ST. LOUIS (KMOX) — Women entrepreneurs.. you can ditch the home office or coffee shop! There’s a new female-focused co-working space.
It’s called Rise Collaborative Workspace and it’s in Ladue.
Founder and CEO Stacy Taubman joined Michael Calhoun and Travis Sheridan on this week’s episode of Nothing Impossible, our weekly show about local innovation. She says when she left teaching to start her own project, she hated working from home or the corner café.
“It’s kind of awkward to have to go to the bathroom and ask the stranger next to you to watch your purse or computer,” she said. “Or feel obligated to buy coffee over and over and over again,” Sheridan chimed in, to her response, “Oh, they knew me by name! I just really missed the energy of my co-workers from being a teacher. I took for granted how much my classroom was my office.”
Taubman visited T-REX and CIC@4240 but says the city wasn’t ideal for her, so she decided to start Rise on Clayton Rd. in the county.
We asked her what defines a co-working space?
“I really think it’s that community feel. We’re all in it together. We’re in similar places and we have those moments of panic and freak out,” she said. “Being an entrepreneur is a unique journey that not everybody understands.”
One tenant renting an office in Rise is Andrea Parra of Medivici, which fact-checks the boasts of bio-tech start-ups.
“They are making claims that they feel are very true and they’re usually from a very good place and these are usually incredibly smart people. So just trying to back up their story. Or try to explore any alternative applications for what they’re developing, because there might be bigger implications for their technologies,” Parra explained. “Or they might be a little bit generous about their market, so bringing them back to a more realistic place so that they can focus their development efforts.”
Amy Barnett also works out of Rise and joined the show. Her organization, Kids Who Kare, is like summer camp with a higher purpose.

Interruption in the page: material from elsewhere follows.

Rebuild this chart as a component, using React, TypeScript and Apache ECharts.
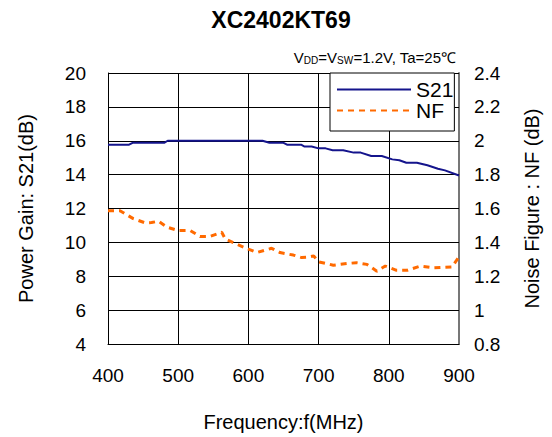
import React, { useEffect, useRef } from "react";
import * as echarts from "echarts";

const titleText = "XC2402KT69";
const xTicks = [400, 500, 600, 700, 800, 900];
const freqS21 = [400, 430, 435, 480, 485, 620, 630, 650, 655, 675, 680, 690, 700, 710, 720, 735, 750, 760, 775, 790, 805, 815, 825, 840, 855, 870, 880, 900];
const s21 = [15.77, 15.77, 15.88, 15.88, 16.0, 16.0, 15.88, 15.88, 15.77, 15.77, 15.66, 15.66, 15.55, 15.55, 15.44, 15.44, 15.3, 15.3, 15.1, 15.1, 14.9, 14.85, 14.7, 14.7, 14.55, 14.35, 14.25, 13.95];
const freqNF = [400, 417, 436, 453, 462, 472, 484, 500, 517, 531, 545, 562, 567, 583, 600, 612, 633, 645, 664, 676, 685, 693, 700, 716, 721, 740, 754, 769, 783, 795, 811, 826, 845, 864, 890, 900];
const nf = [1.587, 1.587, 1.54, 1.515, 1.517, 1.525, 1.49, 1.47, 1.47, 1.435, 1.435, 1.46, 1.42, 1.39, 1.36, 1.34, 1.365, 1.34, 1.325, 1.31, 1.313, 1.32, 1.285, 1.27, 1.265, 1.275, 1.28, 1.27, 1.23, 1.26, 1.235, 1.235, 1.26, 1.25, 1.255, 1.315];

const FONT = "'Liberation Sans', Arial, sans-serif";

export default function App() {
  const ref = useRef<HTMLDivElement>(null);
  useEffect(() => {
    document.body.style.margin = "0";
    const chart = echarts.init(ref.current!, null, { renderer: "svg" });
    const tickText = { color: "#000", fontSize: 19, fontFamily: FONT };
    const nameText = { color: "#000", fontSize: 20, fontFamily: FONT };
    chart.setOption({
      animation: false,
      backgroundColor: "#fff",
      textStyle: { fontFamily: FONT },
      graphic: [
        {
          type: "text",
          x: 281,
          y: 20,
          style: { text: titleText, font: `bold 23px ${FONT}`, fill: "#000", textAlign: "center", textVerticalAlign: "middle" },
        },
        {
          type: "text",
          x: 456,
          y: 49,
          style: {
            text: "{n|V}{s|DD}{n|=V}{s|SW}{n|=1.2V, Ta=25℃}",
            textAlign: "right",
            fill: "#000",
            rich: {
              n: { fontSize: 15, fontFamily: FONT, lineHeight: 16, verticalAlign: "bottom" },
              s: { fontSize: 10, fontFamily: FONT, lineHeight: 11, verticalAlign: "bottom" },
            },
          },
        },
      ],
      legend: {
        left: 330,
        top: 73,
        orient: "vertical",
        itemWidth: 74,
        itemHeight: 12,
        itemGap: 0,
        itemTextGap: 5,
        padding: [6, 1, 10, 6],
        backgroundColor: "#fff",
        borderColor: "#000",
        borderWidth: 1,
        borderRadius: 0,
        itemStyle: { opacity: 0 },
        textStyle: { fontSize: 21, color: "#000", fontFamily: FONT },
        data: ["S21", "NF"],
      },
      grid: { left: 108, right: 93, top: 73, bottom: 88 },
      xAxis: {
        type: "value",
        min: 400,
        max: 900,
        interval: 100,
        name: "Frequency:f(MHz)",
        nameLocation: "middle",
        nameGap: 68,
        nameTextStyle: nameText,
        axisLine: { lineStyle: { color: "#000", width: 1 } },
        axisTick: { show: false },
        axisLabel: { ...tickText, margin: 22, formatter: (v: number) => (xTicks.includes(v) ? String(v) : "") },
        splitLine: { show: true, lineStyle: { color: "#000", width: 1 } },
      },
      yAxis: [
        {
          type: "value",
          min: 4,
          max: 20,
          interval: 2,
          name: "Power Gain: S21(dB)",
          nameLocation: "middle",
          nameGap: 72,
          nameTextStyle: nameText,
          axisLine: { show: true, lineStyle: { color: "#000", width: 1 } },
          axisTick: { show: true, inside: true, length: 4, lineStyle: { color: "#000" } },
          axisLabel: { ...tickText, margin: 22 },
          splitLine: { show: true, lineStyle: { color: "#000", width: 1 } },
        },
        {
          type: "value",
          min: 0.8,
          max: 2.4,
          interval: 0.2,
          name: "Noise Figure : NF (dB)",
          nameLocation: "middle",
          nameGap: 63,
          nameTextStyle: nameText,
          axisLine: { show: true, lineStyle: { color: "#777", width: 2 } },
          axisTick: { show: true, inside: true, length: 5, lineStyle: { color: "#000" } },
          axisLabel: { ...tickText, margin: 15, formatter: (v: number) => String(Math.round(v * 10) / 10) },
          splitLine: { show: false },
        },
      ],
      series: [
        {
          name: "S21",
          type: "line",
          yAxisIndex: 0,
          symbol: "none",
          data: freqS21.map((f, i) => [f, s21[i]]),
          lineStyle: { color: "#14148c", width: 2 },
          itemStyle: { color: "#14148c" },
          z: 3,
        },
        {
          name: "NF",
          type: "line",
          yAxisIndex: 1,
          symbol: "none",
          data: freqNF.map((f, i) => [f, nf[i]]),
          lineStyle: { color: "#ff6a00", width: 3, type: [6, 5] },
          itemStyle: { color: "#ff6a00" },
          z: 3,
        },
      ],
    });
    return () => chart.dispose();
  }, []);
  return <div ref={ref} style={{ width: 552, height: 437 }} />;
}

Kids in the program do community service work, like fixing a garden, making dog toys for the APA or just painting fingernails at a senior center.
“Some of these kids I think would leave their shirts behind if they could. They have hearts of gold,” Barnett said. “I really want to provide safe, fun and chaperoned experiences. They want to use their hands. They want to be active. They don’t want to sit in a classroom and learn about. They want to do something.”
Rise also has a teen mentor program, which pairs aspiring young businesswomen with the professional women co-working there.